One 16# bag cheapo charcoal. Two pounds cherry wood 'flavor'.
Lit fire at 5:45am, turkey on at 7:00am. Pit temp steady at 250.
Didn't mention what the bird weighs!?!?!
- Smoker temp swung to 320 in first two hours (was trying to compensate for weather). Don't do it like that again!
- Shut down bottom vents to 10% and top vent to 50%.
- Pit temp steady at 190 for the remainder of cook. (Meal time WAAAYY far away, trying to go very slow)
- Skin is perfect color. Foiled entire bird at 11:00am.
- 165 in thigh, 160 in breast, six hours exactly. Done.
It's 1:00pm. Meal time goal is 5:00pm (obviously done way too soon).

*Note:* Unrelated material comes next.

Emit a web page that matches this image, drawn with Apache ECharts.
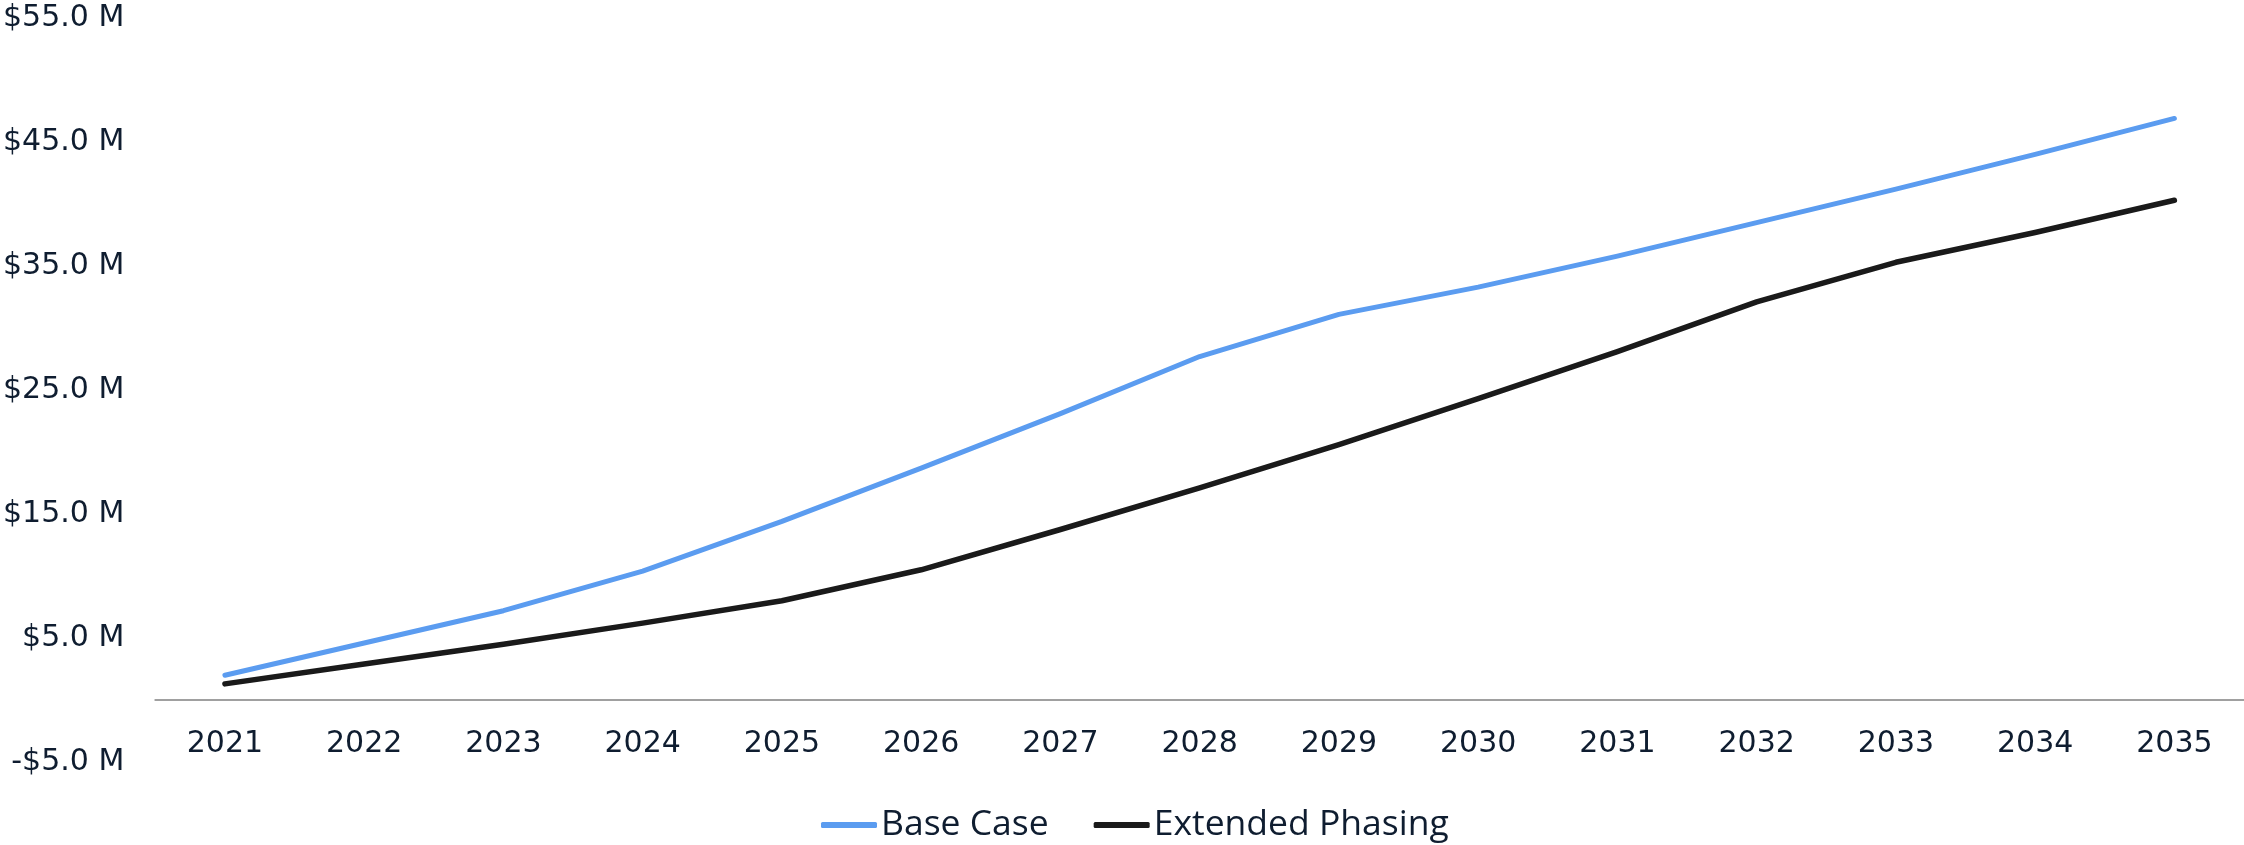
<!DOCTYPE html>
<html>
<head>
<meta charset="utf-8">
<style>
  html, body { margin: 0; padding: 0; background: #ffffff; }
  #chart { width: 2244px; height: 845px; }
</style>
<script src="https://cdn.jsdelivr.net/npm/echarts@6/dist/echarts.min.js"></script>
</head>
<body>
<div id="chart"></div>
<script>
// Cumulative value by year, in $ millions
const years = ['2021', '2022', '2023', '2024', '2025', '2026', '2027', '2028',
               '2029', '2030', '2031', '2032', '2033', '2034', '2035'];
const baseCase = [2.0, 4.6, 7.2, 10.4, 14.4, 18.7, 23.1, 27.7,
                  31.1, 33.3, 35.8, 38.5, 41.2, 44.0, 46.9];
const extendedPhasing = [1.3, 2.9, 4.5, 6.2, 8.0, 10.5, 13.75, 17.1,
                         20.6, 24.3, 28.1, 32.1, 35.3, 37.7, 40.3];
const yTicks = [-5, 5, 15, 25, 35, 45, 55];

const textColor = '#0f1d30';
const labelFont = '"DejaVu Sans", Lato, sans-serif';

const chart = echarts.init(document.getElementById('chart'), null, { renderer: 'canvas' });

chart.setOption({
  animation: false,
  backgroundColor: '#ffffff',
  grid: { left: 154, right: 0, top: 18, bottom: 83, containLabel: false },
  legend: {
    top: 807,
    left: 821,
    padding: 0,
    itemWidth: 56,
    itemHeight: 6,
    itemGap: 45,
    icon: 'roundRect',
    textStyle: {
      color: textColor,
      fontSize: 35.5,
      fontFamily: '"Open Sans", sans-serif',
      padding: [0, 0, 0, -1]
    },
    data: ['Base Case', 'Extended Phasing']
  },
  xAxis: {
    type: 'category',
    data: years,
    boundaryGap: true,
    axisLine: { show: true, onZero: true, lineStyle: { color: '#a0a0a0', width: 2 } },
    axisTick: { show: false },
    splitLine: { show: false },
    axisLabel: {
      color: textColor,
      fontSize: 30,
      fontFamily: labelFont,
      margin: -33
    }
  },
  yAxis: {
    type: 'value',
    min: -5,
    max: 55,
    axisLine: { show: false },
    axisTick: { show: false },
    splitLine: { show: false },
    axisLabel: {
      customValues: yTicks,
      color: textColor,
      fontSize: 30,
      fontFamily: labelFont,
      margin: 31,
      formatter: v => (v < 0 ? '-$' : '$') + Math.abs(v).toFixed(1) + ' M'
    }
  },
  series: [
    {
      name: 'Base Case',
      type: 'line',
      data: baseCase,
      symbol: 'none',
      smooth: false,
      itemStyle: { color: '#5b9cf0' },
      lineStyle: { color: '#5b9cf0', width: 5, cap: 'round', join: 'round' }
    },
    {
      name: 'Extended Phasing',
      type: 'line',
      data: extendedPhasing,
      symbol: 'none',
      smooth: false,
      itemStyle: { color: '#1a1a1a' },
      lineStyle: { color: '#1a1a1a', width: 5.5, cap: 'round', join: 'round' }
    }
  ]
});
</script>
</body>
</html>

- Pulled. Put into pre-warmed large cooler with four beach towels in a 'nest' shape.
- Lay bird upside down in foil 'nest', wrap foil over top.
- Put three beach towels on top. Close lid. Temp probes still in thigh and breast and ambient cooler temp.
- 4:30 and breast temp is still @ 132.
- Ate at 6:00, forgot to check the internal temp, but it was warm enough to serve. Surprisingly pink inside...must have faith in the thermometer.